## Data rows
:::
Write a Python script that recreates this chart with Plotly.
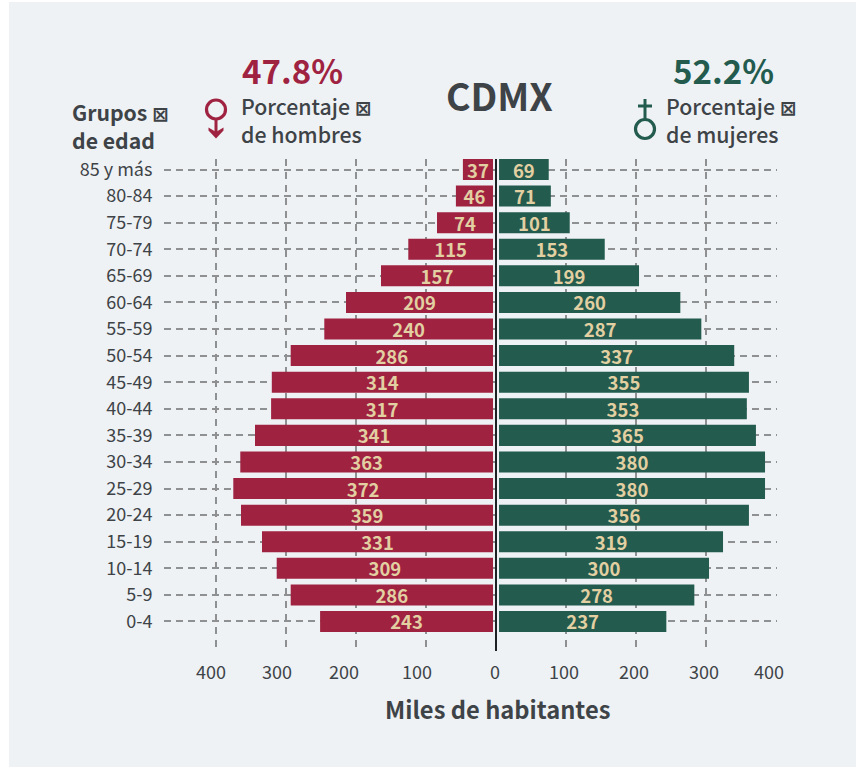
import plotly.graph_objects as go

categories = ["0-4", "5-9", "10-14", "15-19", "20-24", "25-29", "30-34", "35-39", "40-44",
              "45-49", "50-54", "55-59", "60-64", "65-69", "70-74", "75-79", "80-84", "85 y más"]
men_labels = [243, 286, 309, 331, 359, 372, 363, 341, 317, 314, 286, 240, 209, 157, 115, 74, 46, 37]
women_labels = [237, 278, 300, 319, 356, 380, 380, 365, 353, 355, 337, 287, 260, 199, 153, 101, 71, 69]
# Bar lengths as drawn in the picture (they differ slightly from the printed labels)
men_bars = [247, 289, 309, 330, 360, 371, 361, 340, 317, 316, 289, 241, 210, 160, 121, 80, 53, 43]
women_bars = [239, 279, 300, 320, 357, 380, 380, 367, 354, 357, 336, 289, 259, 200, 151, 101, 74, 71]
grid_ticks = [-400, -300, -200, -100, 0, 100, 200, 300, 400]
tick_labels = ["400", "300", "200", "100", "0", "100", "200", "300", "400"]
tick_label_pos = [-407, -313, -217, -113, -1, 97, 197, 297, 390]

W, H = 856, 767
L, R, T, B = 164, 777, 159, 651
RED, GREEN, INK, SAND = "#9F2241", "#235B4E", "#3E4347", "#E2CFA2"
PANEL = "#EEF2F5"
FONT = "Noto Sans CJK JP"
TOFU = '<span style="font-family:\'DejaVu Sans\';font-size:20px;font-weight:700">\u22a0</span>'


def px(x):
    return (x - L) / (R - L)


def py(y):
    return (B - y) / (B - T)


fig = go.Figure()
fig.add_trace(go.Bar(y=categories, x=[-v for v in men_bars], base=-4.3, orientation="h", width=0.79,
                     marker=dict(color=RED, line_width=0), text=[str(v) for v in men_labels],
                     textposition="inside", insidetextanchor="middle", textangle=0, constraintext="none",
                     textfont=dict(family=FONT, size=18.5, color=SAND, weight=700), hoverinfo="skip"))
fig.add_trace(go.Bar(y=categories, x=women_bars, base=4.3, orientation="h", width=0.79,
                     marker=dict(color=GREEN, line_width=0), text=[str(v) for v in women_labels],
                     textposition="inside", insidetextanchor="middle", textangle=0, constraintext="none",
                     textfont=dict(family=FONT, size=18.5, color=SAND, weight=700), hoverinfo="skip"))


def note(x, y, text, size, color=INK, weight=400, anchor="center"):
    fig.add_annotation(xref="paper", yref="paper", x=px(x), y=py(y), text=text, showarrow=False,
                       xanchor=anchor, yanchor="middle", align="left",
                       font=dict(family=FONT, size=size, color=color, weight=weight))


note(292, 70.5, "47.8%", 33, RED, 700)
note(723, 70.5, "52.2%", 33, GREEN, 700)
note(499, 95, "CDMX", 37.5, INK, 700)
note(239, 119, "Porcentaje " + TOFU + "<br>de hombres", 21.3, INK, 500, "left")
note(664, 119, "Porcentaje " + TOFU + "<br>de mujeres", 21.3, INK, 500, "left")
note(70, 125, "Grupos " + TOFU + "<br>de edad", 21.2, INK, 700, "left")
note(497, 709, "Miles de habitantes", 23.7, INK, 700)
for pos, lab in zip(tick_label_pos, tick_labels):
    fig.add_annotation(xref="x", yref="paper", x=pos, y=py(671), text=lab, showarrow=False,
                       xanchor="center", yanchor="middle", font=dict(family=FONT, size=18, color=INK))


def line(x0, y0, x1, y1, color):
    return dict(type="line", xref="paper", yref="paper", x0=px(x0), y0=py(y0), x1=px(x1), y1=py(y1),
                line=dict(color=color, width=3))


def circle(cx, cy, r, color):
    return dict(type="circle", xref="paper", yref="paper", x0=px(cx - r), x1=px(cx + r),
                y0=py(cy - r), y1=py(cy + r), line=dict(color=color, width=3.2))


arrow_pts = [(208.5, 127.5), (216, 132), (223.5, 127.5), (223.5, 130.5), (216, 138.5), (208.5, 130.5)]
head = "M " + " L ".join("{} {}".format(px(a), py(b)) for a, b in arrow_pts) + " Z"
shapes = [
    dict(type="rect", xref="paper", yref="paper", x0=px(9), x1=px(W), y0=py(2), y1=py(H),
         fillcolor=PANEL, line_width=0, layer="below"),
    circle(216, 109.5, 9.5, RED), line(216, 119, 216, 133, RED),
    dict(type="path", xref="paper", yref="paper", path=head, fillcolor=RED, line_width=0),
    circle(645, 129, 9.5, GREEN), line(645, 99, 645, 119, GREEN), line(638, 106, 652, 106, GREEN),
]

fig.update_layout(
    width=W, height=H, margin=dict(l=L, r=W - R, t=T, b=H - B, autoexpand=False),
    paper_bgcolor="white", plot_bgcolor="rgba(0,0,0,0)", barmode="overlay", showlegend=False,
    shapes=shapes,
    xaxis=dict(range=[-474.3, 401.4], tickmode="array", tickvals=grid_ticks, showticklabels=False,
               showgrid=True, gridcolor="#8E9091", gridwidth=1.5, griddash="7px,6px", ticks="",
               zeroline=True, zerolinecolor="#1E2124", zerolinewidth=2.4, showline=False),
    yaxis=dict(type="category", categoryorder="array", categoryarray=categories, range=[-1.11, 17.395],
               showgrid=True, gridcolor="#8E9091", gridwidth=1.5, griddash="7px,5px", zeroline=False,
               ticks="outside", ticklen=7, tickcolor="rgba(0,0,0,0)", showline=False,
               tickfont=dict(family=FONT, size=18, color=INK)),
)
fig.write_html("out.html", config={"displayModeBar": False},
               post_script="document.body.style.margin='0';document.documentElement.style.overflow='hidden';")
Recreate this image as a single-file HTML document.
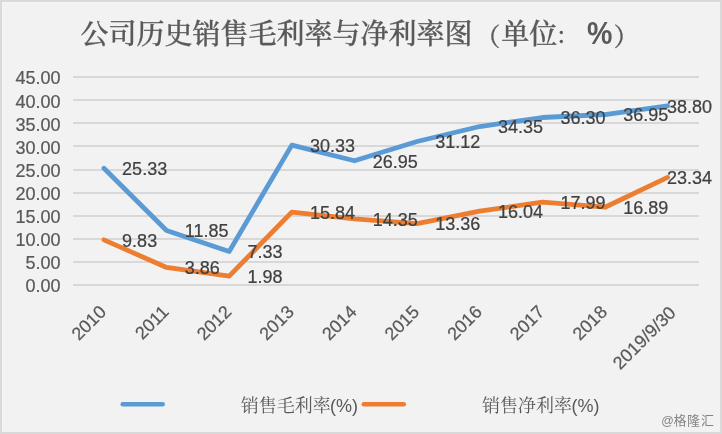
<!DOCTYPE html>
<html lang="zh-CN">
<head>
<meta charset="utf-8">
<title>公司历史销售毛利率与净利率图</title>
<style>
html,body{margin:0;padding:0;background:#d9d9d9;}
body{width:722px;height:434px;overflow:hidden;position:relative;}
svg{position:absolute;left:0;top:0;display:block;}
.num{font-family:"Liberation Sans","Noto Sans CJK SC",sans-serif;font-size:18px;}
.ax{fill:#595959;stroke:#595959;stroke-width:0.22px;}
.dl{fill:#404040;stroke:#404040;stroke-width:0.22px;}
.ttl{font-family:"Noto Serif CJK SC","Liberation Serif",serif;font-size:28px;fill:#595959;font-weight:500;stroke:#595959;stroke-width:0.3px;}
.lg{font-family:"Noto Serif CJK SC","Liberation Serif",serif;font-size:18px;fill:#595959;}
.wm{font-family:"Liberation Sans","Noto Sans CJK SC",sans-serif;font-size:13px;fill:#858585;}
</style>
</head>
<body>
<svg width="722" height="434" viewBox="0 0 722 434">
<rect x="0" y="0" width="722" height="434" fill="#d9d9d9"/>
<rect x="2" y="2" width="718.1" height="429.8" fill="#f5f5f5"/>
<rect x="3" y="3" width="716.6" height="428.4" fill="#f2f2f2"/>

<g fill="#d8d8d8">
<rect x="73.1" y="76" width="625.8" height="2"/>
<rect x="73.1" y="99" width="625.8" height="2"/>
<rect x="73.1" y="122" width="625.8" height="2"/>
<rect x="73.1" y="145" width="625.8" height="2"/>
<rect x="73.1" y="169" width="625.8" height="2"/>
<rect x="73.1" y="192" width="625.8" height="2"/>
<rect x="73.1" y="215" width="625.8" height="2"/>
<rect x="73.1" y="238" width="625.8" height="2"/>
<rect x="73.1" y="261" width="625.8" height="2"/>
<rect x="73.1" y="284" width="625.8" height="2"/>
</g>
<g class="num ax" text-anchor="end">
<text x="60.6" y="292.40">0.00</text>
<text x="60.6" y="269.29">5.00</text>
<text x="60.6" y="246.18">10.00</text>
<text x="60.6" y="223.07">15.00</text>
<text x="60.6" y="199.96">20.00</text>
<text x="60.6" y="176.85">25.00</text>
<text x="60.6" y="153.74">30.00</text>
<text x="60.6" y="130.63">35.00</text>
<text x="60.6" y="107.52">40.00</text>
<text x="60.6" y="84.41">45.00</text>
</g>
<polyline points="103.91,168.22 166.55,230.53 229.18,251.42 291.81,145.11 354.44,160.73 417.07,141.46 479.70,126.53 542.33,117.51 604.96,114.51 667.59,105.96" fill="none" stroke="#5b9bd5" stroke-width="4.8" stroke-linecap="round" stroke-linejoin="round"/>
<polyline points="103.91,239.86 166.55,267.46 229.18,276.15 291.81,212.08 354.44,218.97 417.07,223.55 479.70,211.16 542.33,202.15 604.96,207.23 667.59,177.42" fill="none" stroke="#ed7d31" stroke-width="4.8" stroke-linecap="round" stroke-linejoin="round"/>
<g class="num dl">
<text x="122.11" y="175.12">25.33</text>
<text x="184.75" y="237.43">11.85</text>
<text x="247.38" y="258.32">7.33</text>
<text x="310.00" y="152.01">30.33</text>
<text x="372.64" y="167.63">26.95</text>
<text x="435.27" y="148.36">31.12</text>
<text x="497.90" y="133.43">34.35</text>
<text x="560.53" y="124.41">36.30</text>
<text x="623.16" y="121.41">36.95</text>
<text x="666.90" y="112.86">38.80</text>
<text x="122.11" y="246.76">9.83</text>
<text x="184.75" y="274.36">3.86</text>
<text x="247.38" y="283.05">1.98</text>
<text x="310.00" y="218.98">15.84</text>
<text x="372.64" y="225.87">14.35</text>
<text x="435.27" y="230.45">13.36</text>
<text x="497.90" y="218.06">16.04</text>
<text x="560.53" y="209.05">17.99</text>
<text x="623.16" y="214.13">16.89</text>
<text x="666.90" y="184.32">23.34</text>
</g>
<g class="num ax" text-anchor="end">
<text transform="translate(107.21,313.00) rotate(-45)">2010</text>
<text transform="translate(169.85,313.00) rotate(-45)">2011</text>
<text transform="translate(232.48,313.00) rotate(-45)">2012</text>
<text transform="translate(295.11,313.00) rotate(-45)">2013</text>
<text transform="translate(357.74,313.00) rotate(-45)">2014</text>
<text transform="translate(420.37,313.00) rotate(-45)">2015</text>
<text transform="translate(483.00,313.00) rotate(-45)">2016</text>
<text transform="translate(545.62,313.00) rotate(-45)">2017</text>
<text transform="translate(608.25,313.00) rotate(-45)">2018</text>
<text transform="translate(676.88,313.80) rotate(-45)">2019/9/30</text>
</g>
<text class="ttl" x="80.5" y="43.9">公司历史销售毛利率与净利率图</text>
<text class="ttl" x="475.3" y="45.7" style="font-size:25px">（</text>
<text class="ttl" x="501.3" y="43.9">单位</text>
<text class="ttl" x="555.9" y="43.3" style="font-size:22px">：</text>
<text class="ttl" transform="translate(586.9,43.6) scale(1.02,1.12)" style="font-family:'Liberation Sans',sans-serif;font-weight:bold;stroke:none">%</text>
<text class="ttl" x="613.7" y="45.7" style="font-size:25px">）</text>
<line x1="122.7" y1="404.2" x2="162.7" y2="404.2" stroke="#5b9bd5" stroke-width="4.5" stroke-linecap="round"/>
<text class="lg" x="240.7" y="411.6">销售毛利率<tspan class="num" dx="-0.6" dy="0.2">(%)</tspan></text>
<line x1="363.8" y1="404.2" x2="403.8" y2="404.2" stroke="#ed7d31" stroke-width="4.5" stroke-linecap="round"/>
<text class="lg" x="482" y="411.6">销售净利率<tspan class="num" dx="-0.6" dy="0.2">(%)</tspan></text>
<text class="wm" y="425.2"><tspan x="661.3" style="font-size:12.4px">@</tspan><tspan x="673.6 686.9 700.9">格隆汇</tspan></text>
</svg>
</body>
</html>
:::
## Required task
Leave the pictures out and reproduce exactly the lines from the top of the listing above through the line with "import plotly.graph_objects as go".

## Final result
Write a Python script that recreates this chart with Plotly.
import plotly.graph_objects as go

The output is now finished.